Presumably it had been delivered to the wrong house? Maybe some poor sap was worrying where their parcel had got to. Or haranguing the supplier, demanding to know why it hadn't been delivered.

Closer inspection revealed it was very clearly addressed to me, and appeared to be some kind of electronic device dispatched by British Telecom. It appeared to relate to a letter I received in the post a couple of weeks earlier; something about copper cables and my 'landline', which I think is jobsworth-speak for the 'house phone'.

Trouble is, if there are two things guaranteed to make my eyes glaze over with boredom, they are bureaucratic jargon and new technology. And it had been a long day, during the height of the election campaign. So naturally, I dropped the letter in my 'I'll look at it when I'm less busy' file. And forgot about it.

A couple of weeks after that, the phone bill came. A bit high, I thought, but it always is. I've never understood why it's always so high given that I never actually use it to make outgoing phone calls. But then again, I don't really know why I still have a house phone, apart from the perhaps outdated belief that people who don't have them are a bit Arfur Daley. And the joy of receiving calls from people in other countries telling me that the computer I don't have needs updating.

Trouble is, I never have the time to do anything about that either. So the rip-off phone bill joined the letter from Buzby and the unsolicited parcel in my 'to do' file. As you will probably gather, my secretarial services sideline has yet to get off the ground.

Anyhow, it was during last week's internet 'outage' – another horrible word – that the penny finally dropped. Trying to see if the office phone system had been affected by the disruption, I tried to call home, only to be greeted by a voicemail service. A voicemail service that I didn't know I had.

Turns out that the letter from Buzby was more important than I realised. Apparently, the copper phone lines were being shut down, and the mystery parcel was a device that would convert my phone to a new internet-based service. And that the reason my bill was higher than normal was that they had very kindly charged me for the device. Good old Buzby.

Do you recall anybody being asked whether they wanted all that?

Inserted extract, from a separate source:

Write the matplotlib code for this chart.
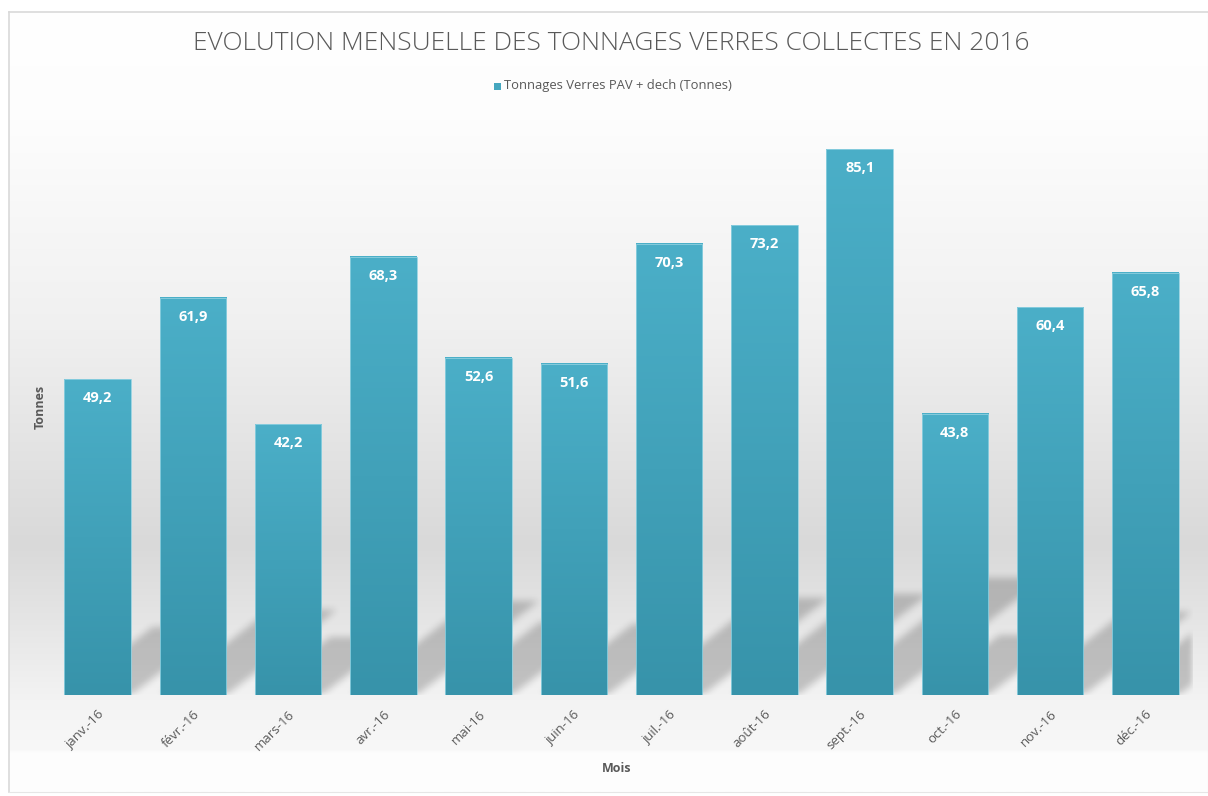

According to the BT website, I will 'be able to stream 8k TV or ultra HD on multiple devices all at the same time without buffering or interruptions'. But given that these days I only watch the news on ITV, this seems little by the way of compensation.

What the episode did teach me was how little I really need the phone line I pay £50 a month not to use. I've no idea how many weeks it had been down for, because I never noticed the difference.

And actually, it's still not working. I never did get round to connecting the electronic device which is still in its box, and still lying in the 'to do when I'm less busy' file.

Maybe that's no bad thing. Truth is, I'm a little nervous about connecting this equipment up. It's not so much the technophobia, I dare say I will eventually get the thing to work.

I've just got this horrible suspicion that the answering service I never knew I had will now be filled with two months' worth of scam phone calls.